Real Estate Settlements and Procedures Act (RESPA)
RESPA stands for Real Estate Settlement Procedures Act, a federal law that was passed in 1974 to protect consumers during the home buying process.
The key provisions of RESPA include:
Disclosure Requirements: RESPA requires lenders to provide borrowers with a good faith estimate (GFE) of the loan costs within three days of receiving the loan application. The GFE includes information about the loan's interest rate, closing costs, and other fees.
Prohibition of Kickbacks: RESPA prohibits lenders from giving or receiving any kickbacks or referral fees for business referrals. This includes any payments or gifts given to real estate agents, mortgage brokers, or other settlement service providers.
Escrow Accounts: RESPA requires lenders to establish escrow accounts for borrowers to pay property taxes, homeowner's insurance, and other fees. The lender must provide an annual statement showing the amount paid into the account and the disbursements made.
Limits on Closing Costs: RESPA limits the amount that lenders can charge borrowers for certain services related to the mortgage loan. This includes fees for loan origination, appraisal, credit reports, and other settlement services.
Right to Choose Service Providers: RESPA gives borrowers the right to choose their own settlement service providers, such as title companies, appraisers, and home inspectors.
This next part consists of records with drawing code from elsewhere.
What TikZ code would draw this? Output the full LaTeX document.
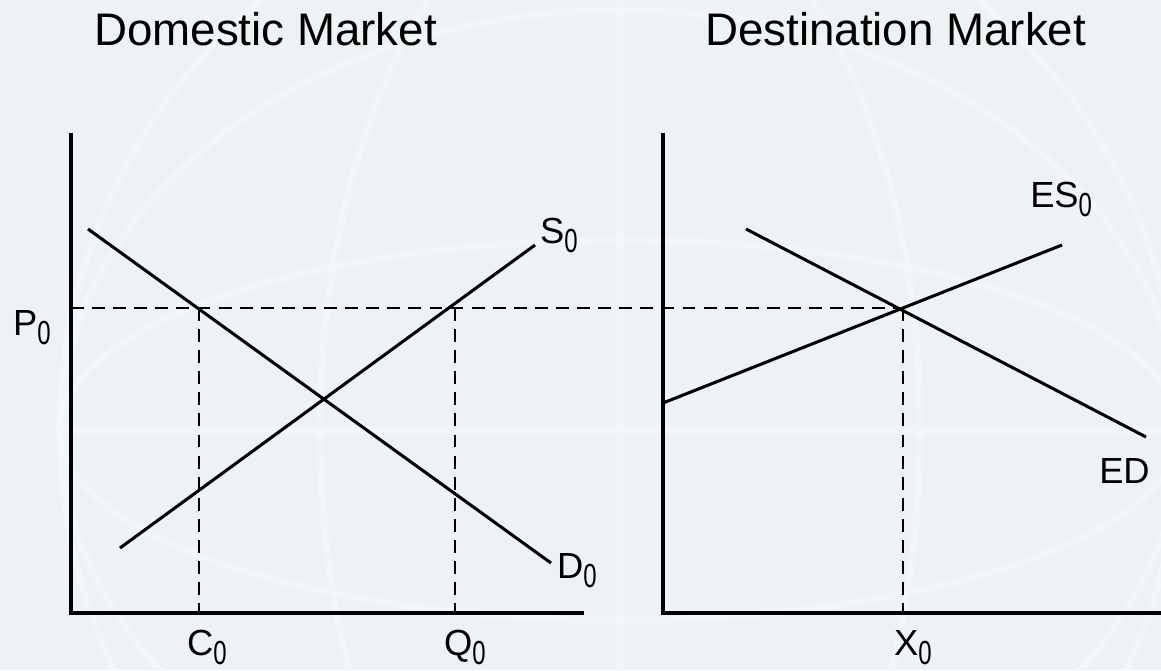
\documentclass[tikz,border=0pt]{standalone}
\usepackage{fontspec}
\setmainfont{Liberation Sans}
\usepackage{graphicx}
\usetikzlibrary{positioning}
\definecolor{slidebg}{RGB}{237,242,245}
\definecolor{globeline}{RGB}{246,249,251}

\newcommand{\zerosub}[1]{\raisebox{-0.25em}{\scalebox{0.66}[0.92]{#1}}}

\begin{document}
\begin{tikzpicture}[x=0.03cm, y=-0.03cm,
    axis/.style={line width=3pt},
    curve/.style={line width=2.6pt},
    guide/.style={line width=2.3pt, dash pattern=on 11pt off 7pt},
    title/.style={font=\fontsize{39}{47}\selectfont, anchor=base west, inner sep=0pt},
    lbl/.style={font=\fontsize{31}{37}\selectfont, anchor=base west, inner sep=0pt}]
  \useasboundingbox (0,0) rectangle (1161,670);
  % faint globe behind the slide
  \fill[slidebg] (0,0) rectangle (1161,670);
  \begin{scope}[globeline, line width=6pt, opacity=0.6]
    \draw (620,430) circle (560);
    \draw (620,430) ellipse (560 and 190);
    \draw (620,430) ellipse (560 and 420);
    \draw (620,430) ellipse (300 and 560);
    \draw (620,-130) -- (620,990);
    \draw (60,430) -- (1180,430);
  \end{scope}

  % axes
  \coordinate (Ltop) at (71,133);
  \coordinate (Lo) at (71,613);
  \coordinate (Lend) at (584,613);
  \coordinate (Rtop) at (663,133);
  \coordinate (Ro) at (663,613);
  \coordinate (Rend) at (1161,613);
  \draw[axis] (Ltop) -- (Lo) -- (Lend);
  \draw[axis] (Rtop) -- (Ro) -- (Rend);

  % domestic supply and demand
  \coordinate (d0a) at (88,229);
  \coordinate (d0b) at (551,563);
  \coordinate (s0a) at (120,548);
  \coordinate (s0b) at (535,245);
  \draw[curve] (d0a) -- (d0b);
  \draw[curve] (s0a) -- (s0b);

  % excess supply and demand
  \coordinate (esa) at (663,403);
  \coordinate (esb) at (1062,245);
  \coordinate (eda) at (746,229);
  \coordinate (edb) at (1146,437);
  \draw[curve] (esa) -- (esb);
  \draw[curve] (eda) -- (edb);

  % price line and quantities
  \coordinate (p0) at (71,308);
  \coordinate (eq) at (903,308);
  \coordinate (c0) at (199,613);
  \coordinate (q0) at (455,613);
  \coordinate (x0) at (903,613);
  \draw[guide] (p0) -- (eq);
  \draw[guide] (c0 |- p0) -- (c0);
  \draw[guide] (q0 |- p0) -- (q0);
  \draw[guide] (eq) -- (x0);

  % labels
  \node[title] (tDom) at (94,45) {Domestic Market};
  \node[title] (tDest) at (705,45) {Destination Market};
  \node[lbl] (lP) at (13,335) {P\zerosub{0}};
  \node[lbl] (lS) at (540,243) {S\zerosub{0}};
  \node[lbl] (lD) at (557,578) {D\zerosub{0}};
  \node[lbl] (lES) at (1030,207) {ES\zerosub{0}};
  \node[lbl] (lED) at (1099,483) {ED};
  \node[lbl] (lC) at (187,655) {C\zerosub{0}};
  \node[lbl] (lQ) at (444,655) {Q\zerosub{0}};
  \node[lbl] (lX) at (894,655) {X\zerosub{0}};
\end{tikzpicture}
\end{document}
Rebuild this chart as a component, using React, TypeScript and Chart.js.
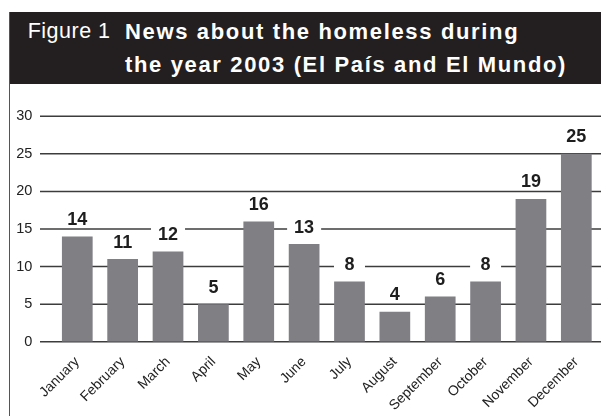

The lender cannot require the borrower to use a particular provider.
Special Information Booklets: RESPA requires lenders to provide borrowers with a special information booklet that explains the settlement process, including the costs involved and the borrower's rights.
Overall, RESPA is designed to ensure that borrowers have access to important information about their mortgage loan and are protected from predatory lending practices.